Michele Lorbieski, a trial attorney with Frost Brown Todd and an IPS parent, said the innovation schools cause disruption, and said they haven’t shown as much improvement as is often touted.

“I think we need to pump the brakes on these innovation schools,” she said. “We’re doing a pilot to figure out if our high school students should take the IndyGo bus, but we didn’t even pilot the innovation schools.

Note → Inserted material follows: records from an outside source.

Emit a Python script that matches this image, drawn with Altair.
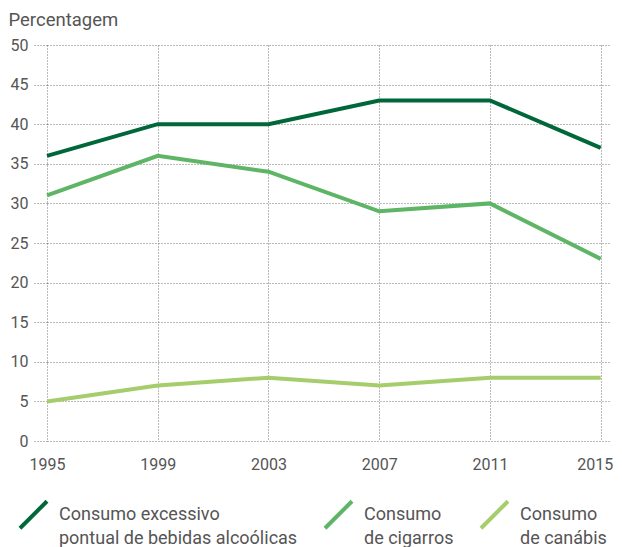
import altair as alt
import pandas as pd

years = [1995, 1999, 2003, 2007, 2011, 2015]
alcohol = [36, 40, 40, 43, 43, 37]
cigarettes = [31, 36, 34, 29, 30, 23]
cannabis = [5, 7, 8, 7, 8, 8]
series_names = [
    "Consumo excessivo|pontual de bebidas alcoólicas",
    "Consumo|de cigarros",
    "Consumo|de canábis",
]
colors = ["#00673a", "#5db565", "#a5cd6c"]

rows = []
for name, vals in zip(series_names, [alcohol, cigarettes, cannabis]):
    for y, v in zip(years, vals):
        rows.append({"ano": y, "valor": v, "serie": name})
df = pd.DataFrame(rows)

FONT = "Roboto"
GRAY = "#555555"
last_year_test = "datum.value == 2015"

chart = alt.Chart(df).mark_line(strokeWidth=4, strokeJoin="miter").encode(
    x=alt.X("ano:Q",
            scale=alt.Scale(domain=[1995, 2015.3], nice=False, zero=False),
            axis=alt.Axis(values=years, format="d", title=None, ticks=False,
                          domain=False, labelPadding=15, labelFontSize=16,
                          labelFlush=False, labelOverlap=False,
                          labelAlign={"condition": {"test": last_year_test, "value": "right"},
                                      "value": "center"},
                          labelOffset={"condition": {"test": last_year_test, "value": 12},
                                       "value": 0},
                          labelColor=GRAY, labelFont=FONT,
                          grid=True, gridDash=[1, 2], gridColor="#777",
                          gridWidth=1)),
    y=alt.Y("valor:Q",
            scale=alt.Scale(domain=[0, 50], nice=False),
            axis=alt.Axis(values=list(range(0, 51, 5)), title="Percentagem",
                          titleAngle=0, titleAlign="left", titleX=-39, titleY=-20,
                          titleBaseline="alphabetic", titleFontSize=18.5,
                          titleFontWeight="normal", titleColor=GRAY, titleFont=FONT,
                          domain=False, tickSize=14, tickDash=[1, 2],
                          tickColor="#777", labelPadding=5, labelFontSize=16,
                          labelColor=GRAY, labelFont=FONT, labelAlign="right",
                          grid=True, gridDash=[1, 2], gridColor="#777",
                          gridWidth=1)),
    color=alt.Color("serie:N",
                    scale=alt.Scale(domain=series_names, range=colors),
                    legend=alt.Legend(
                        title=None, orient="none", legendX=-29, legendY=454,
                        direction="horizontal", columns=3, columnPadding=19,
                        symbolType="M-1,1L1,-1", symbolSize=729,
                        symbolStrokeWidth=4, labelOffset=10,
                        labelExpr="split(datum.label, '|')",
                        labelFontSize=18, labelColor=GRAY, labelFont=FONT,
                        labelBaseline="middle", labelLimit=400)),
).properties(
    width=562, height=396,
    padding={"left": 0, "top": 2, "right": 0, "bottom": 0},
).configure(
    style={"guide-label": {"lineHeight": 24}},
    view=alt.ViewConfig(stroke=None),
)

chart.save("out.html", embed_options={"renderer": "svg", "actions": False})
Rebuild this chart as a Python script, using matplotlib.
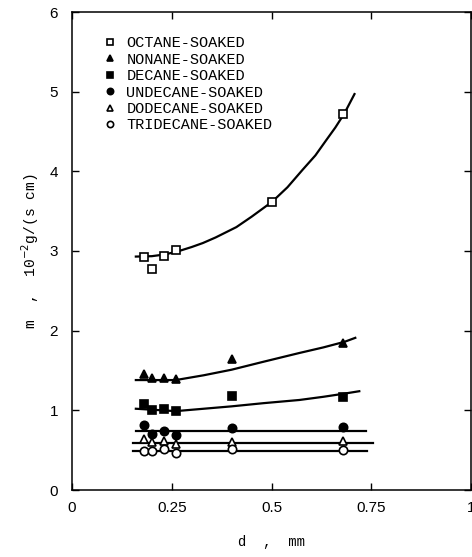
import numpy as np
import matplotlib.pyplot as plt

plt.rcParams.update({
    'font.size': 10,
    'font.family': 'Liberation Sans',
    'axes.linewidth': 1.1,
})

# measured points
x_pts = [0.18, 0.20, 0.23, 0.26, 0.40, 0.68]
x_oct = [0.18, 0.20, 0.23, 0.26, 0.50, 0.68]
m_octane = [2.93, 2.78, 2.94, 3.01, 3.62, 4.72]
m_nonane = [1.46, 1.40, 1.41, 1.39, 1.64, 1.85]
m_decane = [1.08, 1.00, 1.02, 0.99, 1.18, 1.17]
m_undecane = [0.81, 0.70, 0.74, 0.69, 0.78, 0.79]
m_dodecane = [0.64, 0.60, 0.61, 0.58, 0.60, 0.62]
m_tridecane = [0.49, 0.49, 0.51, 0.47, 0.51, 0.50]

# fitted curves
fx_octane = [0.16, 0.20, 0.23, 0.262, 0.30, 0.328, 0.36, 0.412, 0.45, 0.502,
             0.54, 0.578, 0.61, 0.637, 0.66, 0.683, 0.708]
fy_octane = [2.93, 2.935, 2.955, 2.99, 3.05, 3.10, 3.17, 3.30, 3.43, 3.62,
             3.80, 4.02, 4.20, 4.39, 4.55, 4.73, 4.97]
fx_nonane = [0.16, 0.26, 0.33, 0.40, 0.48, 0.57, 0.63, 0.683, 0.71]
fy_nonane = [1.38, 1.38, 1.44, 1.51, 1.61, 1.72, 1.79, 1.86, 1.91]
fx_decane = [0.16, 0.26, 0.33, 0.40, 0.48, 0.57, 0.63, 0.683, 0.72]
fy_decane = [1.02, 0.99, 1.02, 1.05, 1.09, 1.13, 1.17, 1.21, 1.24]
fx_undecane = [0.16, 0.737]
fy_undecane = [0.74, 0.74]
fx_dodecane = [0.153, 0.755]
fy_dodecane = [0.59, 0.59]
fx_tridecane = [0.153, 0.74]
fy_tridecane = [0.49, 0.49]

fig = plt.figure(figsize=(4.72, 5.57), dpi=100)
ax = fig.add_axes([72/472, 67/557, 399/472, 478/557])

mk = dict(color='black', markeredgecolor='black', linestyle='none', markeredgewidth=1.2)
ax.plot(x_oct, m_octane, marker='s', markersize=6, markerfacecolor='white', label='OCTANE-SOAKED', **mk)
ax.plot(x_pts, m_nonane, marker='^', markersize=6, markerfacecolor='black', label='NONANE-SOAKED', **mk)
ax.plot(x_pts, m_decane, marker='s', markersize=6, markerfacecolor='black', label='DECANE-SOAKED', **mk)
ax.plot(x_pts, m_undecane, marker='o', markersize=6, markerfacecolor='black', label='UNDECANE-SOAKED', **mk)
ax.plot(x_pts, m_dodecane, marker='^', markersize=5.5, markerfacecolor='white', label='DODECANE-SOAKED', **mk)
ax.plot(x_pts, m_tridecane, marker='o', markersize=6, markerfacecolor='white', label='TRIDECANE-SOAKED', **mk)

for fx, fy in [(fx_octane, fy_octane), (fx_nonane, fy_nonane), (fx_decane, fy_decane),
               (fx_undecane, fy_undecane), (fx_dodecane, fy_dodecane), (fx_tridecane, fy_tridecane)]:
    ax.plot(fx, fy, color='black', linewidth=1.6, zorder=1)

ax.set_xlim(0, 1)
ax.set_ylim(0, 6)
ax.set_xticks([0, 0.25, 0.5, 0.75, 1])
ax.set_xticklabels(['0', '0.25', '0.5', '0.75', '1'])
ax.set_yticks([0, 1, 2, 3, 4, 5, 6])
ax.tick_params(direction='in', top=True, right=True, length=5, width=1, labelsize=11)
ax.tick_params(axis='x', pad=8)
ax.tick_params(axis='y', pad=10)

ax.set_xlabel('d  ,  mm', family='Liberation Mono', fontsize=10, labelpad=14)
ax.set_ylabel(r'm  ,  10$^{-2}$g/(s cm)', family='Liberation Mono', fontsize=10.5, labelpad=6)

ax.legend(loc='upper left', bbox_to_anchor=(0.06, 0.962), frameon=False,
          prop={'family': 'Liberation Mono', 'size': 11}, markerscale=0.75,
          handlelength=1.0, handletextpad=0.6, labelspacing=0.16, borderaxespad=0)

fig.savefig('out.png', dpi=100)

So let’s make sure they’re effective before we keep going down this path at this pace we’re going.”

In the race for District 5, which represents the northwest side of the city, candidate Taria Slack outlined the challenges of teacher turnover that she has seen in the innovation schools that her three children attend.

“I think we need to stop replicating this program until we have better research on what’s really going on,” said Slack, a federal worker. “We need to make sure that our kids are hitting every last one of these benchmarks.”

But incumbent Dorene Rodríguez Hoops, an IPS parent, said families and community members sometimes feel innovation schools are the best fit for their neighborhoods.

“Sometimes the innovation school option is the best option,” she said. “So I see charter schools and innovation schools as part of our educational landscape, part of our toolbox if you will, to look at what’s the best option for our children in a specific neighborhood.”